Starting Norwegian firm, automaker to sign MOUs on green cars
Hyundai Motor is expanding its business collaboration with Scandinavian countries to boost the carmaker’s supply of environmentally friendly vehicles.
Following a pact between Hyundai and the governments of the four countries ― Sweden, Norway, Denmark and Iceland ― in January 2011, the automaker signed a memorandum of understanding with a Norwegian firm on green car supply in Seoul on Tuesday.
Under the MOU, Hyundai and Norway-based large-scale battery-recharging operator HYdrogen OPeration, or HYOP, agreed to coordinate the supply of hydrogen fuel cell vehicles across the Nordic country, the automaker said in a statement.
“This is the first time that we signed a pact on green cars with a private enterprise in the four countries,” a Hyundai spokesman said.

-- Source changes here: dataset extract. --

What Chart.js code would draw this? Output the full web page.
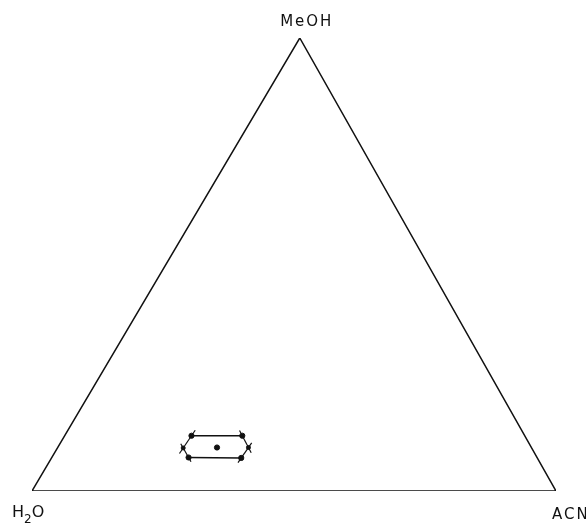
<!DOCTYPE html>
<html>
<head>
<meta charset="utf-8">
<script src="https://cdn.jsdelivr.net/npm/chart.js@4.4.0/dist/chart.umd.min.js"></script>
<style>
  html, body { margin: 0; padding: 0; background: #fff; }
  #wrap { width: 586px; height: 526px; }
</style>
</head>
<body>
<div id="wrap"><canvas id="ternary" width="586" height="526"></canvas></div>
<script>
// Solvent corners of the ternary diagram
const corners = ['H2O', 'ACN', 'MeOH'];

// Mobile phase compositions (volume fractions) of the region outline
const regionNames = ['top-left', 'top-right', 'right', 'bottom-right', 'bottom-left', 'left'];
const regionH2O  = [0.636, 0.539, 0.540, 0.565, 0.665, 0.665];
const regionACN  = [0.242, 0.339, 0.364, 0.362, 0.261, 0.240];
const regionMeOH = [0.122, 0.122, 0.096, 0.073, 0.074, 0.095];

// Centre composition
const centreH2O = 0.600, centreACN = 0.304, centreMeOH = 0.096;

const H = Math.sqrt(3) / 2;
// corner positions in plot units (apex sits a touch right of centre)
const apexX = 0.511;

// ternary fractions -> cartesian
function toXY(a, b, c) {
    const s = a + b + c;
    b /= s; c /= s;
    return { x: b + c * apexX, y: c * H };
}

const cornerPts = [toXY(1, 0, 0), toXY(0, 1, 0), toXY(0, 0, 1)];
const regionPts = regionH2O.map((a, i) => toXY(a, regionACN[i], regionMeOH[i]));
const centrePt = toXY(centreH2O, centreACN, centreMeOH);

// slanted edges are drawn a bit past both ends
function extended(p, q, k) {
    const dx = q.x - p.x, dy = q.y - p.y;
    return [
        { x: p.x - dx * k, y: p.y - dy * k },
        { x: q.x + dx * k, y: q.y + dy * k }
    ];
}
const [TL, TR, R, BR, BL, L] = regionPts;
const whiskers = [
    extended(L, TL, 0.45), extended(L, BL, 0.45),
    extended(R, TR, 0.45), extended(R, BR, 0.45)
];

const lineSet = (data, width) => ({
    data, showLine: true, borderColor: '#111', borderWidth: width,
    pointRadius: 0, fill: false, tension: 0
});

const datasets = [
    lineSet([...cornerPts, cornerPts[0]], 1.5),
    lineSet([TL, TR], 1.4),
    lineSet([BL, BR], 1.4),
    ...whiskers.map(w => lineSet(w, 1.2)),
    {
        data: [TL, TR, BR, BL, centrePt, L, R],
        showLine: false,
        backgroundColor: '#111', borderColor: '#111',
        pointRadius: [2.6, 2.6, 2.6, 2.6, 2.6, 2, 2]
    }
];

// corner labels
const cornerLabels = {
    id: 'cornerLabels',
    afterDraw(chart) {
        const { ctx, scales: { x, y } } = chart;
        const px = p => [x.getPixelForValue(p.x), y.getPixelForValue(p.y)];
        ctx.save();
        ctx.fillStyle = '#111';
        ctx.font = '15px "DejaVu Sans"';
        ctx.textBaseline = 'alphabetic';

        // MeOH at apex
        const [ax, ay] = px(cornerPts[2]);
        ctx.textAlign = 'center';
        ctx.letterSpacing = '2px';
        ctx.fillText('MeOH', ax + 7, ay - 12);

        // ACN bottom right
        const [bx, by] = px(cornerPts[1]);
        ctx.textAlign = 'left';
        ctx.fillText('ACN', bx - 4, by + 28);
        ctx.letterSpacing = '0px';

        // H2O bottom left, with subscript
        const [hx, hy] = px(cornerPts[0]);
        ctx.font = '16px "DejaVu Sans"';
        ctx.fillText('H', hx - 20, hy + 26);
        const wH = ctx.measureText('H').width;
        ctx.font = '12px "DejaVu Sans"';
        ctx.fillText('2', hx - 20 + wH, hy + 32);
        const w2 = ctx.measureText('2').width;
        ctx.font = '16px "DejaVu Sans"';
        ctx.fillText('O', hx - 20 + wH + w2, hy + 26);
        ctx.restore();
    }
};

new Chart(document.getElementById('ternary'), {
    type: 'scatter',
    data: { datasets },
    options: {
        responsive: false,
        animation: false,
        layout: { padding: { left: 32, right: 30, top: 38, bottom: 35 } },
        plugins: { legend: { display: false }, tooltip: { enabled: false } },
        scales: {
            x: { type: 'linear', min: 0, max: 1, display: false },
            y: { type: 'linear', min: 0, max: H, display: false }
        }
    },
    plugins: [cornerLabels]
});
</script>
</body>
</html>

He said the company is also seeking to sign such MOUs with firms in three other Scandinavian nations and Germany.
During the MOU signing event in central Seoul, HYOP CEO Ulf Hafseld predicted that the bilateral coordination will pave the way for Norway to become a leading logistics base in the eco-friendly vehicle sector.
He stressed that Norway holds the world’s top level infrastructure in the hydrogen fuel cell-recharging field.

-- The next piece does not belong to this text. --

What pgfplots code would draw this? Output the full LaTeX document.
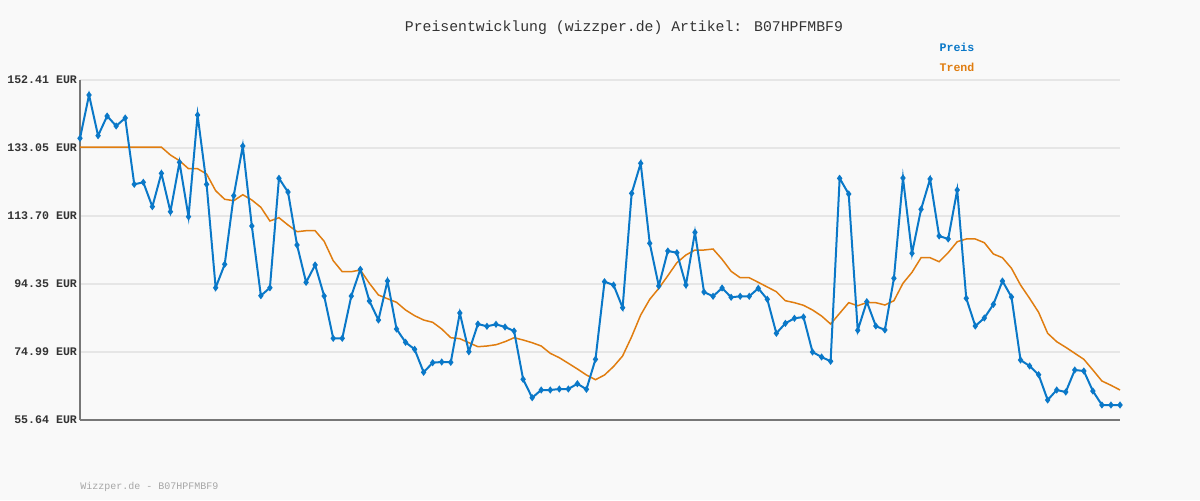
\documentclass[border=0pt]{standalone}
\usepackage{pgfplots}
\pgfplotsset{compat=1.18}
\usepackage{pgfplotstable}
\usepackage{fontspec}
\setmainfont{Liberation Mono}
\setmonofont{Liberation Mono}
\definecolor{bg}{HTML}{F9F9F9}
\definecolor{preis}{HTML}{0A78C8}
\definecolor{trend}{HTML}{E07D10}
\definecolor{gridc}{HTML}{E6E6E6}
\definecolor{axisc}{HTML}{777777}
\definecolor{txt}{HTML}{333333}

\pgfplotstableread{
x y
0 135.82
1 148.14
2 136.56
3 142.16
4 139.32
5 141.59
6 122.72
7 123.29
8 116.35
9 125.85
10 114.93
11 128.99
12 113.50
13 142.45
14 122.72
15 93.29
16 99.95
17 119.48
18 133.63
19 110.86
20 91.02
21 93.29
22 124.43
23 120.53
24 105.45
25 94.83
26 99.76
27 90.93
28 78.89
29 78.89
30 90.93
31 98.53
32 89.51
33 84.10
34 95.20
35 81.54
36 77.75
37 75.76
38 69.22
39 71.95
40 72.15
41 72.06
42 86.09
43 75.08
44 82.96
45 82.31
46 82.88
47 82.11
48 80.97
49 67.22
50 61.99
51 64.18
52 64.18
53 64.46
54 64.46
55 65.97
56 64.38
57 72.92
58 95.00
59 94.06
60 87.60
61 120.16
62 128.70
63 105.93
64 93.78
65 103.74
66 103.26
67 94.06
68 109.06
69 92.07
70 90.85
71 93.21
72 90.56
73 90.85
74 90.85
75 93.12
76 89.99
77 80.32
78 83.16
79 84.59
80 84.96
81 74.99
82 73.57
83 72.35
84 124.43
85 119.96
86 81.17
87 89.31
88 82.39
89 81.26
90 95.97
91 124.52
92 103.09
93 115.61
94 124.23
95 108.01
96 107.16
97 121.10
98 90.28
99 82.39
100 84.67
101 88.57
102 95.20
103 90.65
104 72.72
105 71.01
106 68.53
107 61.33
108 64.18
109 63.61
110 69.87
111 69.59
112 63.89
113 59.91
114 59.91
115 59.91
}\preistable

\pgfplotstableread{
x y
0 133.30
1 133.30
2 133.30
3 133.30
4 133.30
5 133.30
6 133.30
7 133.30
8 133.30
9 133.30
10 131.06
11 129.44
12 127.16
13 127.16
14 125.66
15 120.90
16 118.46
17 118.06
18 119.76
19 118.26
20 116.18
21 112.28
22 113.22
23 111.14
24 109.23
25 109.52
26 109.52
27 106.50
28 100.98
29 97.85
30 97.85
31 98.33
32 94.55
33 91.22
34 90.16
35 89.14
36 86.95
37 85.33
38 84.10
39 83.45
40 81.54
41 79.06
42 78.78
43 77.64
44 76.50
45 76.70
46 77.07
47 77.93
48 79.06
49 78.41
50 77.64
51 76.70
52 74.62
53 73.37
54 71.78
55 70.16
56 68.45
57 67.11
58 68.45
59 70.87
60 73.86
61 79.35
62 85.52
63 89.99
64 93.12
65 96.71
66 100.41
67 102.60
68 104.02
69 104.02
70 104.31
71 101.38
72 97.96
73 96.14
74 96.14
75 94.83
76 93.49
77 92.16
78 89.59
79 89.03
80 88.29
81 86.95
82 85.24
83 82.96
84 86.01
85 89.03
86 88.17
87 89.03
88 89.03
89 88.37
90 89.59
91 94.55
92 97.68
93 101.83
94 101.83
95 100.69
96 103.26
97 106.39
98 107.16
99 107.16
100 106.10
101 102.89
102 101.83
103 98.82
104 94.06
105 90.28
106 86.29
107 80.32
108 77.93
109 76.33
110 74.62
111 72.92
112 69.87
113 66.74
114 65.52
115 64.18
}\trendtable

\begin{document}
\begin{tikzpicture}
\fill[bg] (0,0) rectangle (600pt,250pt);
\useasboundingbox (0,0) rectangle (600pt,250pt);
\begin{axis}[
  at={(40pt,40pt)}, anchor=south west,
  scale only axis, width=520pt, height=170pt,
  xmin=0, xmax=115, ymin=55.64, ymax=152.41,
  axis x line=bottom, axis y line=left,
  axis line style={-, axisc, line width=1pt},
  xtick=\empty,
  ytick={55.64,74.99,94.35,113.70,133.05,152.41},
  yticklabels={55.64 EUR,74.99 EUR,94.35 EUR,113.70 EUR,133.05 EUR,152.41 EUR},
  yticklabel style={font=\fontsize{5.8}{6}\selectfont\bfseries, text=txt, xshift=2pt},
  major tick length=0pt,
  ymajorgrids, grid style={gridc, line width=1pt},
  clip=false,
]
\addplot[trend, line width=0.75pt, no markers] table[x=x,y=y] {\trendtable};
\addplot[preis, line width=1pt, mark=diamond*, mark size=1pt] table[x=x,y=y] {\preistable};
\end{axis}
\node[text=txt, font=\fontsize{7.4}{9}\selectfont] at (312pt,236pt) {Preisentwicklung (wizzper.de) Artikel: B07HPFMBF9};
\node[text=preis, font=\fontsize{5.8}{7}\selectfont\bfseries] at (478.5pt,226.5pt) {Preis};
\node[text=trend, font=\fontsize{5.8}{7}\selectfont\bfseries] at (478.5pt,216.5pt) {Trend};
\node[text=black!35, anchor=west, inner sep=0pt, font=\fontsize{5}{6}\selectfont] at (40pt,6.5pt) {Wizzper.de - B07HPFMBF9};
\end{tikzpicture}
\end{document}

In May 2011, Hyundai test-drove its fuel cell vehicles in cities such as Stockholm and Oslo.
In Denmark, the Tucson ix crossed from east to west ― about 340 kilometers ― on one charge in cooperation with local hydrogen station operator H2 Logic. Prior to the test drive, Hyundai signed a partnership with H2 Logic and FCV distributor Hydrogen Link.
In February 2011, Hyundai and its affiliate Kia Motors signed a deal with German organizations to take part in the European nation’s government-led Clean Energy Partnership.

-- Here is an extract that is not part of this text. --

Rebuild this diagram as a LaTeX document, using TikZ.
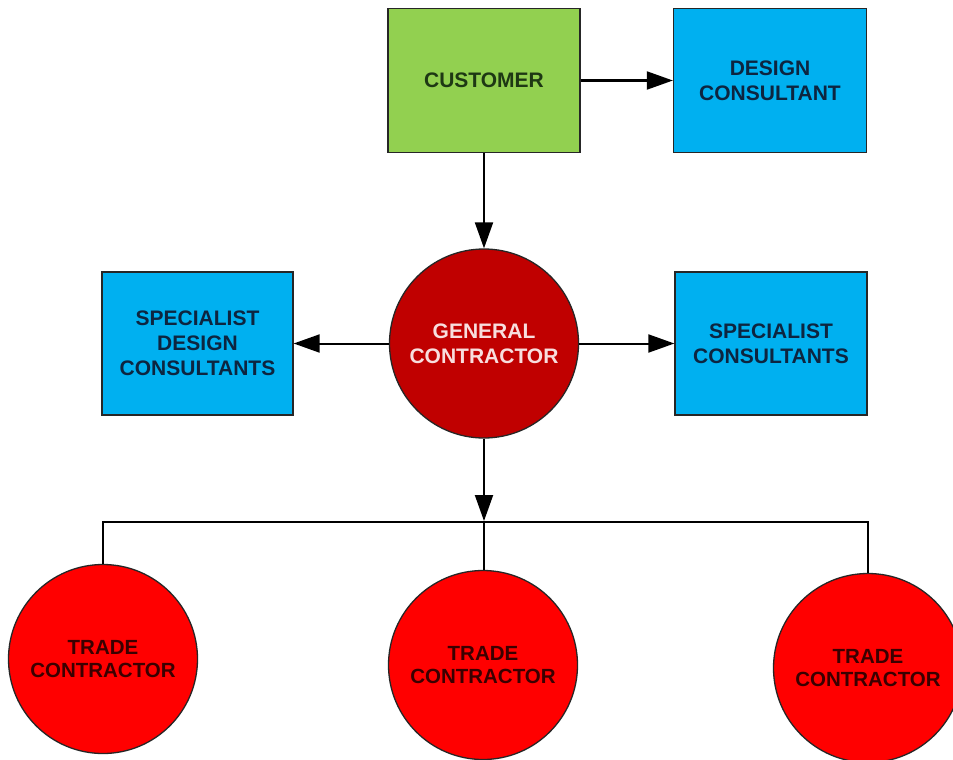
\documentclass[tikz,border=0pt]{standalone}
\usepackage{fontspec}
\setmainfont{Liberation Sans}
\usetikzlibrary{arrows.meta}
\definecolor{custgreen}{HTML}{92D050}
\definecolor{custtext}{HTML}{1E3814}
\definecolor{cblue}{HTML}{00B0F0}
\definecolor{bluetext}{HTML}{0D2540}
\definecolor{gcred}{HTML}{C00000}
\definecolor{gctext}{HTML}{F8DEDE}
\definecolor{tred}{HTML}{FF0000}
\definecolor{ttext}{HTML}{3A0000}
\begin{document}
\begin{tikzpicture}[x=1pt,y=-1pt,
  lbl/.style={font=\bfseries\fontsize{21}{25}\selectfont, align=center},
  boxnode/.style={lbl, draw=black!85, line width=1.3pt, inner sep=0pt, minimum width=192pt, minimum height=144pt},
  circnode/.style={lbl, circle, draw=black!85, line width=1.3pt, inner sep=0pt, minimum size=189pt},
  tradenode/.style={circnode, fill=tred, text=ttext, font=\bfseries\fontsize{20.5}{23}\selectfont},
  conn/.style={line width=2pt, draw=black},
  arr/.style={conn, -{Triangle[length=26pt,width=18pt]}}]
\useasboundingbox (0,0) rectangle (953,760);
\fill[white] (0,0) rectangle (953,760);

\node[boxnode, fill=custgreen, text=custtext] (customer) at (484,80.5) {CUSTOMER};
\node[boxnode, fill=cblue, text=bluetext, minimum width=193pt] (design) at (770,80.5) {DESIGN\\CONSULTANT};
\node[boxnode, fill=cblue, text=bluetext, minimum width=191pt, minimum height=143pt] (specdesign) at (197.5,343.5) {SPECIALIST\\DESIGN\\CONSULTANTS};
\node[boxnode, fill=cblue, text=bluetext, minimum height=143pt] (speccons) at (771,343.5) {SPECIALIST\\CONSULTANTS};
\node[circnode, fill=gcred, text=gctext] (gc) at (484,343.5) {GENERAL\\CONTRACTOR};

\node[tradenode] (trade1) at (103,659) {TRADE\\CONTRACTOR};
\node[tradenode] (trade2) at (483,665) {TRADE\\CONTRACTOR};
\node[tradenode] (trade3) at (868,668) {TRADE\\CONTRACTOR};

\coordinate (bus) at (484,522);

\draw[arr] (customer.east) -- (design.west);
\draw[arr] (customer.south) -- (gc.north);
\draw[arr] (gc.west) -- (specdesign.east);
\draw[arr] (gc.east) -- (speccons.west);
\draw[arr, shorten >=1pt] (gc.south) -- (bus);
\draw[conn] (trade1.north) |- (bus) -| (trade3.north);
\draw[conn] (bus) -- (bus |- trade2.north);
\end{tikzpicture}
\end{document}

Under the agreement, the two Korean carmakers are mapping out details to supply hydrogen fuel cell vehicles to the German government’s hydrogen automobile project.
It is an epoch-making point that Hyundai and Kia obtained the opportunity to introduce its technology for hydrogen and fuel cell batteries in Germany, “the center of European cars,” according to market observers.
Last March, Hyundai and Kia were named the most fuel-efficient and environmentally friendly carmakers by the U.S. Environmental Protection Agency, outperforming rivals such as Toyota Motor.
In the EPA’s annual report “Light-Duty Automotive Technology, Carbon Dioxide Emissions and Fuel Economy Trends,” Hyundai and Kia cars for the model year 2010 showed the highest average fuel economy of 27 miles per gallon, or 11.5 kilometers per liter.
The two Korean automakers were tied for first place, followed by Toyota in third with 25.4 mpg. Honda Motor Co. came next with 24.9 mpg.
Hyundai also marked the lowest carbon dioxide emissions at 329 grams per mile (206 grams per kilometer), followed by Kia at 330 g/m. They beat Toyota (350 g/m) and Honda (347 g/m).
Hyundai and Kia also topped the forecast of 2011 model-year fuel economy ratings, with 27.5 miles per gallon and 27.2 mpg, respectively, according to the report.